[EXERCISE]: Pictures stay out; everything else in the records below is copied exactly.
--------
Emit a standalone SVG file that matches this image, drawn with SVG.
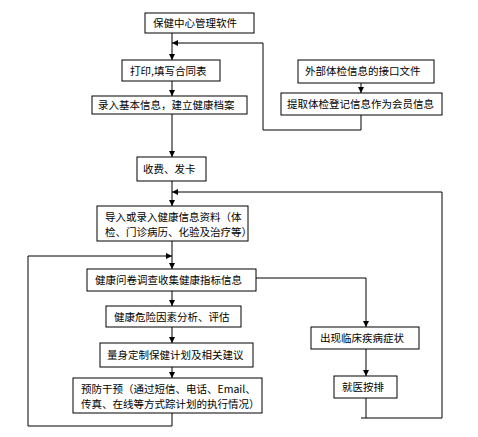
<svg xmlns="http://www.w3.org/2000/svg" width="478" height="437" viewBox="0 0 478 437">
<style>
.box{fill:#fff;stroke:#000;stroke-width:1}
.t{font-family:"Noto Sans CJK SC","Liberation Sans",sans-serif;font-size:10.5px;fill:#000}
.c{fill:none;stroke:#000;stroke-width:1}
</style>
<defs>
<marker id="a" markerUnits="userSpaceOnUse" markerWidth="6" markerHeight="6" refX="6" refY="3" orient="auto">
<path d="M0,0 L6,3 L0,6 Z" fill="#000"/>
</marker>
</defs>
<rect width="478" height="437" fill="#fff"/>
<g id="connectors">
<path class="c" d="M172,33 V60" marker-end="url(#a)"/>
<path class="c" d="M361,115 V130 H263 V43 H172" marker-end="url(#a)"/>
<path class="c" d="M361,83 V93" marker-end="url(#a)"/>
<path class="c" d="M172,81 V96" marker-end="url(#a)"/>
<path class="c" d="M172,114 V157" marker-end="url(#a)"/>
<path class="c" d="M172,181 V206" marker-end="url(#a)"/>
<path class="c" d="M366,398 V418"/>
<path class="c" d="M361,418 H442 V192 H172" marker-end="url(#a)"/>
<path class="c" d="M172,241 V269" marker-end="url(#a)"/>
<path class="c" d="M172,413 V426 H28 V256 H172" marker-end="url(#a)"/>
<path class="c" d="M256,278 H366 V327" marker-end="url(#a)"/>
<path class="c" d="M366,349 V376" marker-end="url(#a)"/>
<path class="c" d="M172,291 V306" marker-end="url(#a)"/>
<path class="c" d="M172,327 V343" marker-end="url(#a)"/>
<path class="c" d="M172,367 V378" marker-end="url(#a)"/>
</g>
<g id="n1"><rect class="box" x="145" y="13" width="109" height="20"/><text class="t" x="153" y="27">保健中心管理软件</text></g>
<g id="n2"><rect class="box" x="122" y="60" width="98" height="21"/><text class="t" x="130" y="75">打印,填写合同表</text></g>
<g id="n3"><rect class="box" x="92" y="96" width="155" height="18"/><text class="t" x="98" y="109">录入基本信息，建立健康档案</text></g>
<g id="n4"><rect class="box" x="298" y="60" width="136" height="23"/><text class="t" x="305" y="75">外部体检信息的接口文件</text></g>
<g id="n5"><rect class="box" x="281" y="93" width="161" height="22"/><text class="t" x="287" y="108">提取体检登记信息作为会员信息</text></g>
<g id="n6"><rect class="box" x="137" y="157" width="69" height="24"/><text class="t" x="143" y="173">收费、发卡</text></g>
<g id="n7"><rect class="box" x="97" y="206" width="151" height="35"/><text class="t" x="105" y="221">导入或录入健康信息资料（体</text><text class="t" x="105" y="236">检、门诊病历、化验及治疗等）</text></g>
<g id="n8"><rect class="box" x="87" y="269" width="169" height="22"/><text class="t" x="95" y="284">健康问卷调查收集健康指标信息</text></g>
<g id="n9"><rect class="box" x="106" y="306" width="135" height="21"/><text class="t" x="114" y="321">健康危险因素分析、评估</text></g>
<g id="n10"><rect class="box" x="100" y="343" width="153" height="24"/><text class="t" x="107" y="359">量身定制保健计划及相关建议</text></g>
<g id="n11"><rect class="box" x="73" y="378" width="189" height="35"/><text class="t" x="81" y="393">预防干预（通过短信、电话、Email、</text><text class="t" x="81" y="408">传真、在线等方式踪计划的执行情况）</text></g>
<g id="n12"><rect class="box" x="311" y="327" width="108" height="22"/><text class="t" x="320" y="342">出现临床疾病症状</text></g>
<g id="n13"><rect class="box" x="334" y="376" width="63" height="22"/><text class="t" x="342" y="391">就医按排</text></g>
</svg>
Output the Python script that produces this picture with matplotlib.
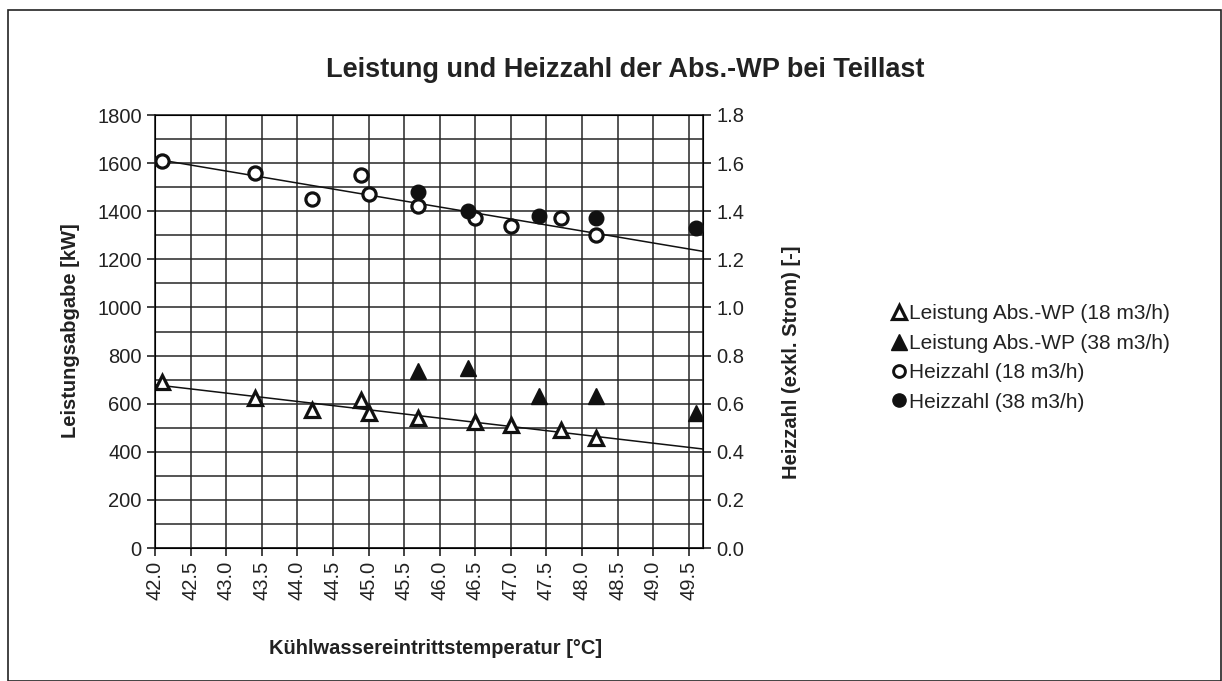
--------
[TASK RESPONSE]:
Emit a standalone SVG file that matches this image, drawn with SVG.
<svg xmlns="http://www.w3.org/2000/svg" width="478" height="437" viewBox="0 0 478 437">
<style>
.box{fill:#fff;stroke:#000;stroke-width:1}
.t{font-family:"Noto Sans CJK SC","Liberation Sans",sans-serif;font-size:10.5px;fill:#000}
.c{fill:none;stroke:#000;stroke-width:1}
</style>
<defs>
<marker id="a" markerUnits="userSpaceOnUse" markerWidth="6" markerHeight="6" refX="6" refY="3" orient="auto">
<path d="M0,0 L6,3 L0,6 Z" fill="#000"/>
</marker>
</defs>
<rect width="478" height="437" fill="#fff"/>
<g id="connectors">
<path class="c" d="M172,33 V60" marker-end="url(#a)"/>
<path class="c" d="M361,115 V130 H263 V43 H172" marker-end="url(#a)"/>
<path class="c" d="M361,83 V93" marker-end="url(#a)"/>
<path class="c" d="M172,81 V96" marker-end="url(#a)"/>
<path class="c" d="M172,114 V157" marker-end="url(#a)"/>
<path class="c" d="M172,181 V206" marker-end="url(#a)"/>
<path class="c" d="M366,398 V418"/>
<path class="c" d="M361,418 H442 V192 H172" marker-end="url(#a)"/>
<path class="c" d="M172,241 V269" marker-end="url(#a)"/>
<path class="c" d="M172,413 V426 H28 V256 H172" marker-end="url(#a)"/>
<path class="c" d="M256,278 H366 V327" marker-end="url(#a)"/>
<path class="c" d="M366,349 V376" marker-end="url(#a)"/>
<path class="c" d="M172,291 V306" marker-end="url(#a)"/>
<path class="c" d="M172,327 V343" marker-end="url(#a)"/>
<path class="c" d="M172,367 V378" marker-end="url(#a)"/>
</g>
<g id="n1"><rect class="box" x="145" y="13" width="109" height="20"/><text class="t" x="153" y="27">保健中心管理软件</text></g>
<g id="n2"><rect class="box" x="122" y="60" width="98" height="21"/><text class="t" x="130" y="75">打印,填写合同表</text></g>
<g id="n3"><rect class="box" x="92" y="96" width="155" height="18"/><text class="t" x="98" y="109">录入基本信息，建立健康档案</text></g>
<g id="n4"><rect class="box" x="298" y="60" width="136" height="23"/><text class="t" x="305" y="75">外部体检信息的接口文件</text></g>
<g id="n5"><rect class="box" x="281" y="93" width="161" height="22"/><text class="t" x="287" y="108">提取体检登记信息作为会员信息</text></g>
<g id="n6"><rect class="box" x="137" y="157" width="69" height="24"/><text class="t" x="143" y="173">收费、发卡</text></g>
<g id="n7"><rect class="box" x="97" y="206" width="151" height="35"/><text class="t" x="105" y="221">导入或录入健康信息资料（体</text><text class="t" x="105" y="236">检、门诊病历、化验及治疗等）</text></g>
<g id="n8"><rect class="box" x="87" y="269" width="169" height="22"/><text class="t" x="95" y="284">健康问卷调查收集健康指标信息</text></g>
<g id="n9"><rect class="box" x="106" y="306" width="135" height="21"/><text class="t" x="114" y="321">健康危险因素分析、评估</text></g>
<g id="n10"><rect class="box" x="100" y="343" width="153" height="24"/><text class="t" x="107" y="359">量身定制保健计划及相关建议</text></g>
<g id="n11"><rect class="box" x="73" y="378" width="189" height="35"/><text class="t" x="81" y="393">预防干预（通过短信、电话、Email、</text><text class="t" x="81" y="408">传真、在线等方式踪计划的执行情况）</text></g>
<g id="n12"><rect class="box" x="311" y="327" width="108" height="22"/><text class="t" x="320" y="342">出现临床疾病症状</text></g>
<g id="n13"><rect class="box" x="334" y="376" width="63" height="22"/><text class="t" x="342" y="391">就医按排</text></g>
</svg>
Output the Python script that produces this picture with matplotlib.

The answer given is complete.